All three cousins interviewed by the Banner showed lacerations, scrape marks and bruises on their backs, torsos and legs. Saradon Richardson, 19, had her arm in a sling and bruise marks on her shoulder. Richardson said she was thrown to the ground by an officer, and then stomped.

Most residents on Capen Street refused to talk to the Banner about the incident, citing fears of retaliation from police, although several confirmed Freeman’s description of the events leading up the beating.

Freeman said he and other neighbors shouted at the police to stop the beating before being hit with pepper spray.

“I said you’re beating up girls,” Freeman recalls. “You’re grown men.”

Gill was charged with assault and battery by means of a dangerous weapon, resisting arrest, assault and battery on a police officer, affray, disorderly person and riot. She was released on personal recognizance.

Jovany Eason was charged with delinquency to wit: assault and battery on a police officer and resisting arrest. He was released on personal recognizance.

The shooter, McClanahan, was charged with unlawful possession of a firearm, unlawful possession of ammunition, firearm discharged within 150 feet of a dwelling. One victim was treated for a gunshot wound to the right calf, another for a wound to the back of the head.

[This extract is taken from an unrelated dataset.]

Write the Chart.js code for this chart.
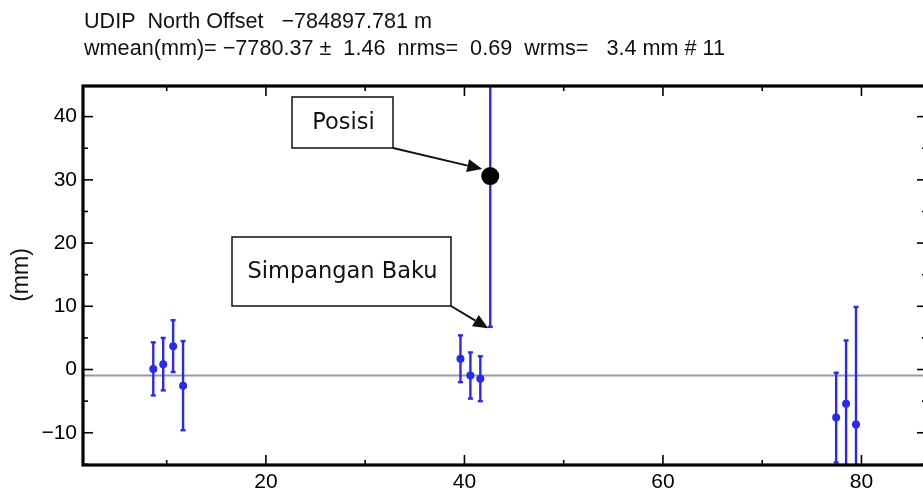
<!DOCTYPE html>
<html><head><meta charset="utf-8">
<script src="https://cdn.jsdelivr.net/npm/chart.js@4.4.0/dist/chart.umd.min.js"></script>
<style>html,body{margin:0;padding:0;background:#fff;}#wrap{width:923px;height:495px;position:relative;overflow:hidden;}</style>
</head><body><div id="wrap"><canvas id="c" width="923" height="495"></canvas></div>
<script>
// ---- text ----
const titleLine1 = "UDIP  North Offset   \u2212784897.781 m";
const titleLine2 = "wmean(mm)= \u22127780.37 \u00b1  1.46  nrms=  0.69  wrms=   3.4 mm # 11";
const yAxisLabel = "(mm)";
const labelPosition = "Posisi";
const labelSigma = "Simpangan Baku";

// ---- data (day, offset mm, sigma mm) ----
const days    = [8.65, 9.65, 10.65, 11.65, 39.6, 40.6, 41.6, 42.6, 77.45, 78.45, 79.45];
const offsets = [0.1, 0.85, 3.7, -2.55, 1.7, -0.95, -1.45, 30.6, -7.6, -5.4, -8.7];
const sigmas  = [4.2, 4.15, 4.1, 7.05, 3.7, 3.65, 3.55, 23.85, 7.1, 10.0, 18.6];
const meanOffset = -0.95;
const highlightIndex = 7;

// ---- axes ----
const xRange = [1.57, 86.2];
const yRange = [-15.1, 45];
const xTickValues = [20, 40, 60, 80];
const xMinorTicks = [10, 30, 50, 70];
const yTickValues = [-10, 0, 10, 20, 30, 40];
const yMinorTicks = [-15, -5, 5, 15, 25, 35];

const BLUE = '#2a2aee';
const GRAY = '#9a9a9a';
const FONT = '"Liberation Sans", Arial, Helvetica, sans-serif';

const errorBarPlugin = {
  id: 'errorBars',
  afterDatasetDraw(chart, args) {
    if (args.index !== 0) return;
    const {ctx, chartArea: a, scales: {x, y}} = chart;
    ctx.save();
    ctx.beginPath(); ctx.rect(a.left, a.top, a.right - a.left, a.bottom - a.top); ctx.clip();
    ctx.strokeStyle = BLUE; ctx.lineWidth = 2.4;
    days.forEach((d, i) => {
      const px = x.getPixelForValue(d);
      const yt = y.getPixelForValue(offsets[i] + sigmas[i]);
      const yb = y.getPixelForValue(offsets[i] - sigmas[i]);
      ctx.beginPath(); ctx.moveTo(px, yt); ctx.lineTo(px, yb); ctx.stroke();
      [yt, yb].forEach(yy => { ctx.beginPath(); ctx.moveTo(px - 2.5, yy); ctx.lineTo(px + 2.5, yy); ctx.stroke(); });
    });
    ctx.restore();
  }
};

function arrow(ctx, x1, y1, x2, y2) {
  const ang = Math.atan2(y2 - y1, x2 - x1), L = 15, W = 6.5;
  const bx = x2 - L * Math.cos(ang), by = y2 - L * Math.sin(ang);
  ctx.beginPath(); ctx.moveTo(x1, y1); ctx.lineTo(bx, by); ctx.stroke();
  ctx.beginPath();
  ctx.moveTo(x2, y2);
  ctx.lineTo(bx + W * Math.sin(ang), by - W * Math.cos(ang));
  ctx.lineTo(bx - W * Math.sin(ang), by + W * Math.cos(ang));
  ctx.closePath(); ctx.fill();
}

function fitText(ctx, text, x, y, width) {
  const w = ctx.measureText(text).width;
  ctx.save(); ctx.translate(x, y); ctx.scale(width / w, 1); ctx.fillText(text, 0, 0); ctx.restore();
}

const framePlugin = {
  id: 'frame',
  afterDraw(chart) {
    const {ctx, chartArea: a, scales: {x, y}} = chart;
    const L = a.left, R = a.right + 4, T = a.top + 1, B = a.bottom;
    ctx.save();
    ctx.strokeStyle = '#000'; ctx.lineWidth = 1.6;
    const yt = (v, len) => { const p = y.getPixelForValue(v);
      ctx.beginPath(); ctx.moveTo(L, p); ctx.lineTo(L + len, p); ctx.stroke();
      ctx.beginPath(); ctx.moveTo(R, p); ctx.lineTo(R - len, p); ctx.stroke(); };
    yTickValues.forEach(v => yt(v, 10)); yMinorTicks.forEach(v => yt(v, 5));
    const xt = (v, len) => { const p = x.getPixelForValue(v);
      ctx.beginPath(); ctx.moveTo(p, B); ctx.lineTo(p, B - len); ctx.stroke();
      ctx.beginPath(); ctx.moveTo(p, T); ctx.lineTo(p, T + len); ctx.stroke(); };
    xTickValues.forEach(v => xt(v, 10)); xMinorTicks.forEach(v => xt(v, 5));
    ctx.lineWidth = 3.2;
    ctx.strokeRect(L, T, R - L, B - T);
    ctx.restore();

    // title lines
    ctx.save();
    ctx.fillStyle = '#111';
    ctx.font = '22px ' + FONT;
    ctx.textBaseline = 'alphabetic';
    fitText(ctx, titleLine1, 84, 28, 348);
    fitText(ctx, titleLine2, 84, 55, 641);
    ctx.restore();

    // annotations
    const px = x.getPixelForValue(days[highlightIndex]);
    const py = y.getPixelForValue(offsets[highlightIndex]);
    const pyLow = y.getPixelForValue(offsets[highlightIndex] - sigmas[highlightIndex]);
    ctx.save();
    ctx.fillStyle = '#fff'; ctx.strokeStyle = '#111'; ctx.lineWidth = 1.5;
    const boxes = [
      {t: labelPosition, x0: 292, y0: 97, x1: 393, y1: 148},
      {t: labelSigma, x0: 232, y0: 237, x1: 451, y1: 306}
    ];
    boxes.forEach(b => {
      ctx.fillStyle = '#fff';
      ctx.fillRect(b.x0, b.y0, b.x1 - b.x0, b.y1 - b.y0);
      ctx.strokeRect(b.x0, b.y0, b.x1 - b.x0, b.y1 - b.y0);
      ctx.fillStyle = '#111';
      ctx.font = '22.5px "DejaVu Sans", Verdana, sans-serif';
      ctx.textAlign = 'center'; ctx.textBaseline = 'middle';
      ctx.fillText(b.t, (b.x0 + b.x1) / 2 + 1, (b.y0 + b.y1) / 2 + 1);
    });
    ctx.fillStyle = '#111'; ctx.strokeStyle = '#111'; ctx.lineWidth = 2;
    arrow(ctx, boxes[0].x1, boxes[0].y1, px - 8, py - 7);
    arrow(ctx, boxes[1].x1, boxes[1].y1, px - 2, pyLow + 1.5);
    ctx.restore();
  }
};

const minus = v => String(v).replace('-', '\u2212');

new Chart(document.getElementById('c'), {
  type: 'scatter',
  data: {
    datasets: [
      {
        type: 'line', label: 'wmean',
        data: [{x: xRange[0], y: meanOffset}, {x: xRange[1], y: meanOffset}],
        borderColor: GRAY, borderWidth: 2, pointRadius: 0, order: 2
      },
      {
        label: 'North',
        data: days.map((d, i) => ({x: d, y: offsets[i]})),
        pointRadius: c => c.dataIndex === highlightIndex ? 9 : 4,
        pointBackgroundColor: c => c.dataIndex === highlightIndex ? '#000' : BLUE,
        pointBorderColor: c => c.dataIndex === highlightIndex ? '#000' : BLUE,
        pointBorderWidth: 0, order: 1
      }
    ]
  },
  options: {
    responsive: false, animation: false, devicePixelRatio: 1,
    layout: {autoPadding: false, padding: {top: 85, right: 0, left: 0, bottom: 0}},
    plugins: {legend: {display: false}, tooltip: {enabled: false}, title: {display: false}},
    scales: {
      x: {
        type: 'linear', min: xRange[0], max: xRange[1],
        afterBuildTicks: s => { s.ticks = xTickValues.map(v => ({value: v})); },
        afterFit: s => { s.height = 30; s.paddingLeft = 0; s.paddingRight = 0; },
        grid: {display: false, drawTicks: false, tickLength: 0}, border: {display: false},
        ticks: {color: '#000', font: {family: FONT, size: 21}, padding: 5, maxRotation: 0, autoSkip: false, callback: minus}
      },
      y: {
        type: 'linear', min: yRange[0], max: yRange[1],
        afterBuildTicks: s => { s.ticks = yTickValues.map(v => ({value: v})); },
        afterFit: s => { s.width = 83; s.paddingTop = 0; s.paddingBottom = 0; },
        grid: {display: false, drawTicks: false, tickLength: 0}, border: {display: false},
        title: {display: true, text: yAxisLabel, color: '#111', font: {family: FONT, size: 23}, padding: {top: 8, bottom: 0}},
        ticks: {color: '#000', font: {family: FONT, size: 21}, padding: 6, autoSkip: false, callback: minus}
      }
    }
  },
  plugins: [errorBarPlugin, framePlugin]
});
</script></body></html>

Police would not comment on the incident, citing department policy not to comment on cases after suspects have been arraigned, but faxed to the Banner a redacted copy of the incident report.

Gertrude Eason, mother of Jovany and Aria, said the incident has left her son and daughters traumatized and fearful of the police.

“You know there’s crooked cops,” she said. “You see so much happening all the time. But you never think it’s going to happen to you.”